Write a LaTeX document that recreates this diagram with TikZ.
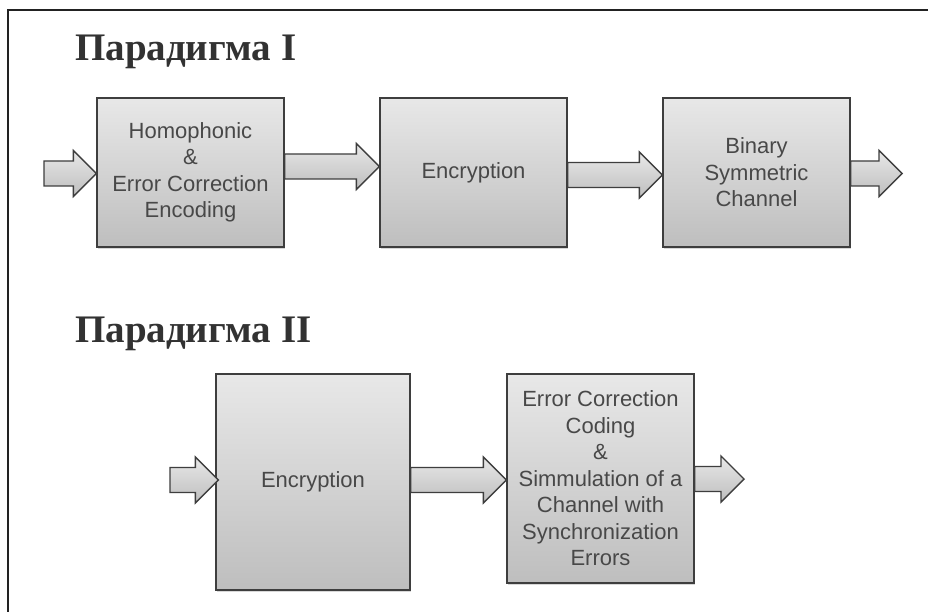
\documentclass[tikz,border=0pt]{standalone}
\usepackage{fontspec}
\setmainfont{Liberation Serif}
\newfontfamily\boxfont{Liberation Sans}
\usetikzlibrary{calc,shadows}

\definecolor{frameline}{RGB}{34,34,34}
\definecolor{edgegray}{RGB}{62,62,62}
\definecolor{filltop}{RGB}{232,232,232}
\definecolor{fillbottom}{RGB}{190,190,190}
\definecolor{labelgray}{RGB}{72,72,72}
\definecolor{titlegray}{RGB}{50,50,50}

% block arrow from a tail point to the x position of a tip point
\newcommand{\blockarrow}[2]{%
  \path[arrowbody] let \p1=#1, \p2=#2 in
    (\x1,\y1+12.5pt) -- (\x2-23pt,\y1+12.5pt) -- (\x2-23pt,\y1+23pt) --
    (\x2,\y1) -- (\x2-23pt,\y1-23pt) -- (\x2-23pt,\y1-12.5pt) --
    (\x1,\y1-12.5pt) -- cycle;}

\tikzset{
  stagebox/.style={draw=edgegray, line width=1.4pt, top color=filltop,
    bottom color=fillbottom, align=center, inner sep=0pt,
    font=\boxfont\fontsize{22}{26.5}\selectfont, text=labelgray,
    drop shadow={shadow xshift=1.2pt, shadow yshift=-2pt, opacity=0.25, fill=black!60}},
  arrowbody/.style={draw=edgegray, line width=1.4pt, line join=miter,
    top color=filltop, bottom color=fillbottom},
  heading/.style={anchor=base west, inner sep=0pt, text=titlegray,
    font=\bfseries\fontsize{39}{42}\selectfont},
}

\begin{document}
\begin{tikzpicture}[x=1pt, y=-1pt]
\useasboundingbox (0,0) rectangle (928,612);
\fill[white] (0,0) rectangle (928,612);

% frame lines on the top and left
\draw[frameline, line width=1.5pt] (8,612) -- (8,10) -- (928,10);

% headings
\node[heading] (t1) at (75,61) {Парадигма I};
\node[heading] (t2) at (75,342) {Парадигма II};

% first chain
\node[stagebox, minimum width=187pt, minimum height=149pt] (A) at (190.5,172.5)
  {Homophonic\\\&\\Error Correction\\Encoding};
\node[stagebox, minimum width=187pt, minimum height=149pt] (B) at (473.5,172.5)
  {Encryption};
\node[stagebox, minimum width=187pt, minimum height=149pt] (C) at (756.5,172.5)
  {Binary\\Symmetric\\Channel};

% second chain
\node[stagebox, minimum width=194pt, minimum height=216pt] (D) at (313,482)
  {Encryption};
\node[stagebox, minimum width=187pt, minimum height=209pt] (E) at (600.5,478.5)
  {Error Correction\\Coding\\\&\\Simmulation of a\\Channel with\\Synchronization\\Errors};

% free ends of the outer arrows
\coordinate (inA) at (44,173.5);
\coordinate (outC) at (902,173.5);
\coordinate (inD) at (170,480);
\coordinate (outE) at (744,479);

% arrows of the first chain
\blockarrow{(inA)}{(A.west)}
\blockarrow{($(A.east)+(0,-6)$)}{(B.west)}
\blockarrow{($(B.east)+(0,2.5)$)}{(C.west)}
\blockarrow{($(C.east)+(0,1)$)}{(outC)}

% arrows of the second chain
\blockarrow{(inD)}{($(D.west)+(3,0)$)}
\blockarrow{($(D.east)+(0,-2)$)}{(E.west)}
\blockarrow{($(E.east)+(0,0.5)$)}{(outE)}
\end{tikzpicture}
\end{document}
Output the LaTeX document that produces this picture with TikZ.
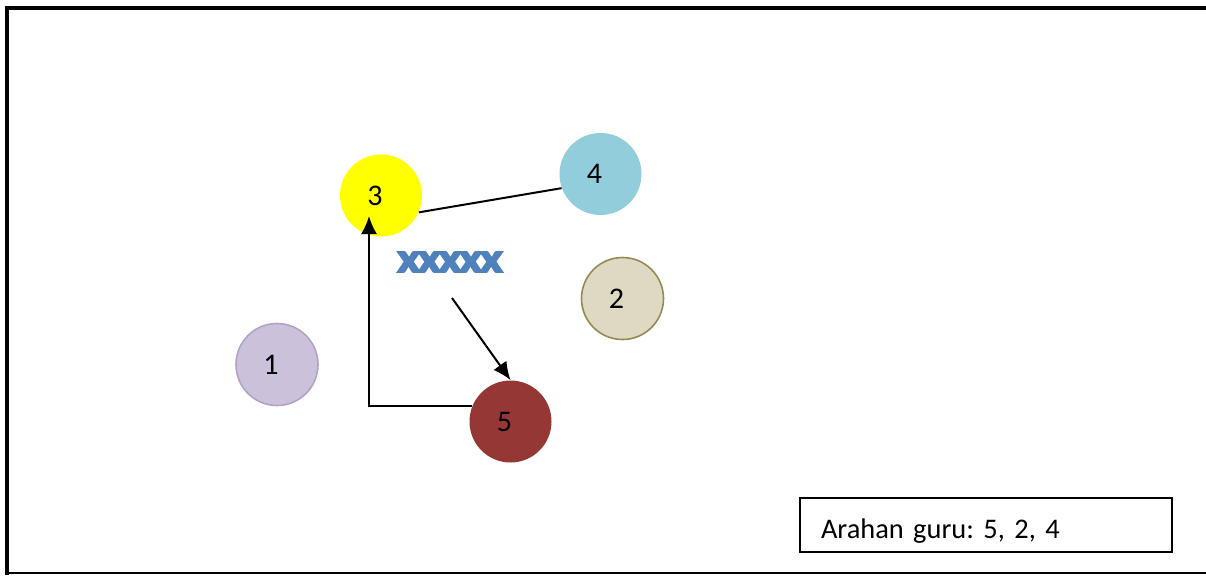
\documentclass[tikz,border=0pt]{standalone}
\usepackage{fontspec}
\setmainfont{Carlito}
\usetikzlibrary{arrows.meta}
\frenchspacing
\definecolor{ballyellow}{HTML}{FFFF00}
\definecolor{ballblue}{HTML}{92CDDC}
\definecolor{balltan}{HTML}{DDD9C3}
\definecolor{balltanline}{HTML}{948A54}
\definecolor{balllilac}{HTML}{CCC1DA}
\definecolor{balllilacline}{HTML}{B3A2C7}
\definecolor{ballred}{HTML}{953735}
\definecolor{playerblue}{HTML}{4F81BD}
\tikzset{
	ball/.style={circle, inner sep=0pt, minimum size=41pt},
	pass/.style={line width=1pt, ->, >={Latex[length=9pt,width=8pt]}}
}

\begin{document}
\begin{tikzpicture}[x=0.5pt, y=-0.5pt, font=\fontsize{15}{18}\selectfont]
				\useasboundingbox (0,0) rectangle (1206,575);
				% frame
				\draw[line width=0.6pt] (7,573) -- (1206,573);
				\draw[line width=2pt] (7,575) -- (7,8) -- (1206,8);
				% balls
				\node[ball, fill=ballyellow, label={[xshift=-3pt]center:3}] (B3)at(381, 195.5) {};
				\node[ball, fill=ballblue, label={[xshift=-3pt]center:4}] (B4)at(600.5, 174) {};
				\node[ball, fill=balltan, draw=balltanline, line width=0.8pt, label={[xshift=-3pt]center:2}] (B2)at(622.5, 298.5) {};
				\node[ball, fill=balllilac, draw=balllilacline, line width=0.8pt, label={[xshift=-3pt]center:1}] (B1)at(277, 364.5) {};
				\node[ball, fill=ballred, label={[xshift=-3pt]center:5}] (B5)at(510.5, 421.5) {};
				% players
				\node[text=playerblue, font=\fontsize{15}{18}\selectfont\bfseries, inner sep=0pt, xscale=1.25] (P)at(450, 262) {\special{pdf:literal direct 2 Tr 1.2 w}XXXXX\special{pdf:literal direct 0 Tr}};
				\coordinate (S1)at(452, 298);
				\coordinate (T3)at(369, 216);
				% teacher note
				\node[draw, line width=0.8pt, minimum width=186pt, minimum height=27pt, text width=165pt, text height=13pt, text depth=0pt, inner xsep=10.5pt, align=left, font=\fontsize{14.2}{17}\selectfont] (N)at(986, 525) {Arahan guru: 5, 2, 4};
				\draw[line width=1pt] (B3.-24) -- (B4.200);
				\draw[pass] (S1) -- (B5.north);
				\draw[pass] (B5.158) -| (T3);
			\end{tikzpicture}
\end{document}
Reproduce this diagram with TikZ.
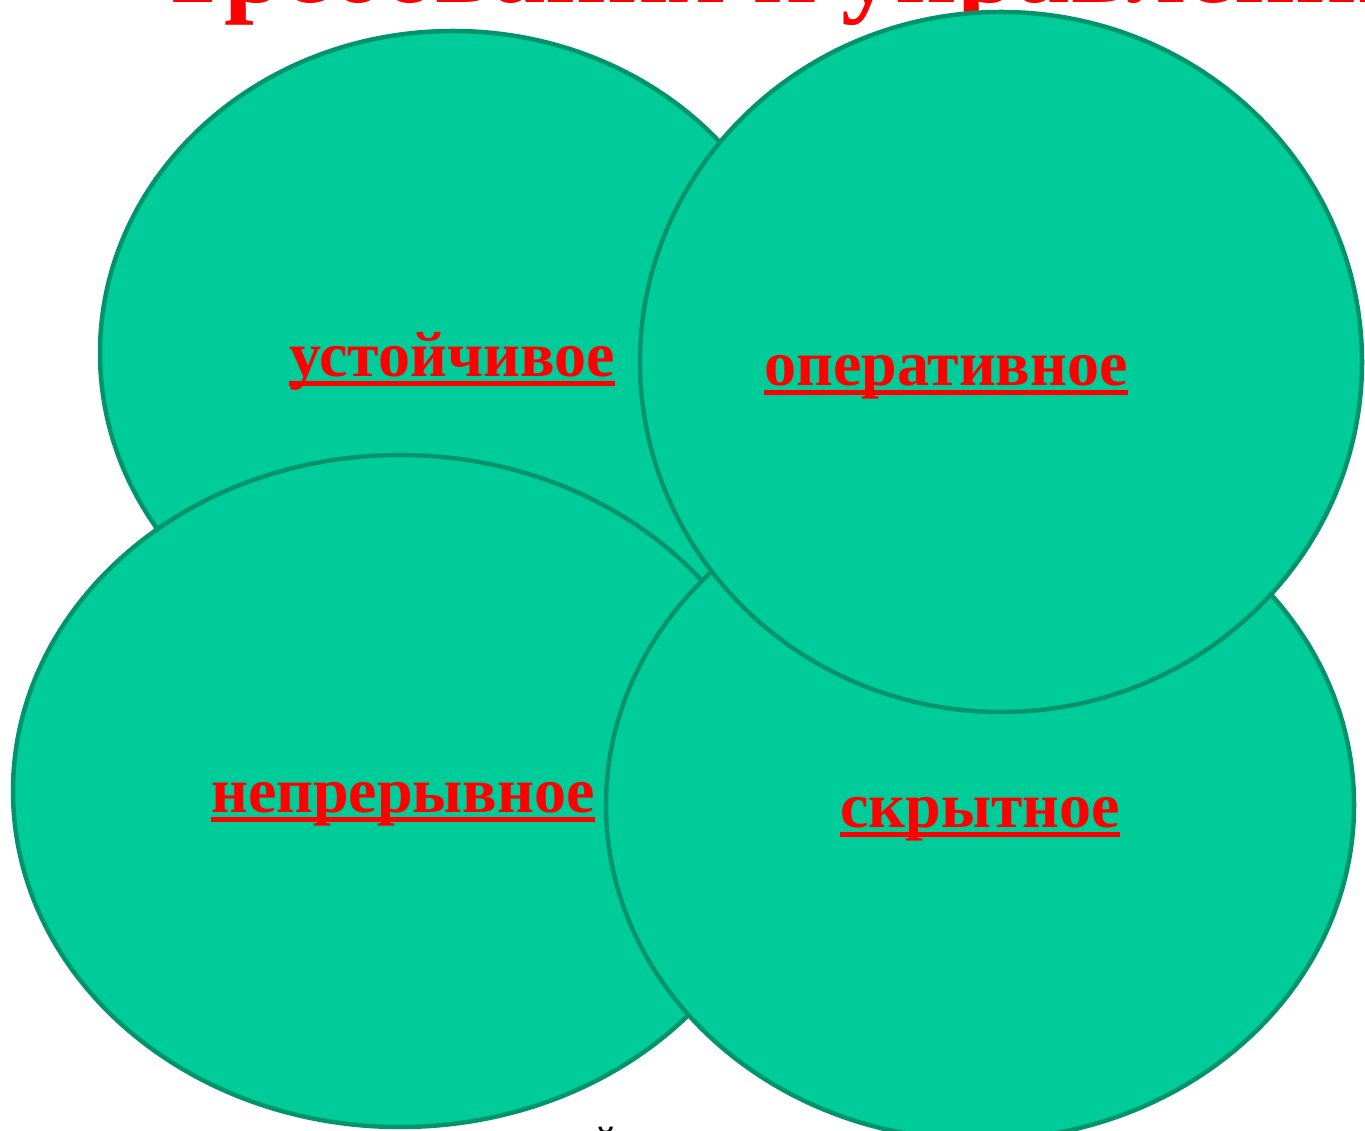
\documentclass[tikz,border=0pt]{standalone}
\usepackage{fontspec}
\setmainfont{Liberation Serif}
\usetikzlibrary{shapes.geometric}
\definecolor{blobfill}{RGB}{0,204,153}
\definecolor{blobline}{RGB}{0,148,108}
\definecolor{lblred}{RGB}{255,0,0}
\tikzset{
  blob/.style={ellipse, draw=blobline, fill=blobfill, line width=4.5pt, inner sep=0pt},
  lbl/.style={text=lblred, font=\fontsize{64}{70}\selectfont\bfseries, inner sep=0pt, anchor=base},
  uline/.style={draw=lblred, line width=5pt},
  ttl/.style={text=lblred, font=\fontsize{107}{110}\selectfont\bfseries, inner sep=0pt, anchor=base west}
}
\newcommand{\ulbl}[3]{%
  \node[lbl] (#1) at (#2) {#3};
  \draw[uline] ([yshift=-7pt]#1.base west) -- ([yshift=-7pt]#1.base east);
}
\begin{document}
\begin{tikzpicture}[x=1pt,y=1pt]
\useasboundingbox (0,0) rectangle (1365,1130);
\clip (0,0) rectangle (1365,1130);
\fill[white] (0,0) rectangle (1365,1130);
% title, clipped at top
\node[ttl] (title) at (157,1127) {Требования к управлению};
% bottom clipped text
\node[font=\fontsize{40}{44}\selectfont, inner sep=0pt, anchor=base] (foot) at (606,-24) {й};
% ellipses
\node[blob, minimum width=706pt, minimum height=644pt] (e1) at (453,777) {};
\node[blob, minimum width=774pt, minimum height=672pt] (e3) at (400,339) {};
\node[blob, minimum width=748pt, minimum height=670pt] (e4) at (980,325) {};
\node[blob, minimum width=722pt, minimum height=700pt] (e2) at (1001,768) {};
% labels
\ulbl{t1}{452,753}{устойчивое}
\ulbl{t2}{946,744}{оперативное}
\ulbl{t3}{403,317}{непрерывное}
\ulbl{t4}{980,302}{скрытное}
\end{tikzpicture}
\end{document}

- _YOUR OBJECTIVE_
Go through the material and copy out every line with "that" in it.

- _SOLVED PROBLEM_
Write a LaTeX document that recreates this diagram with TikZ.
Output the LaTeX document that produces this picture with TikZ.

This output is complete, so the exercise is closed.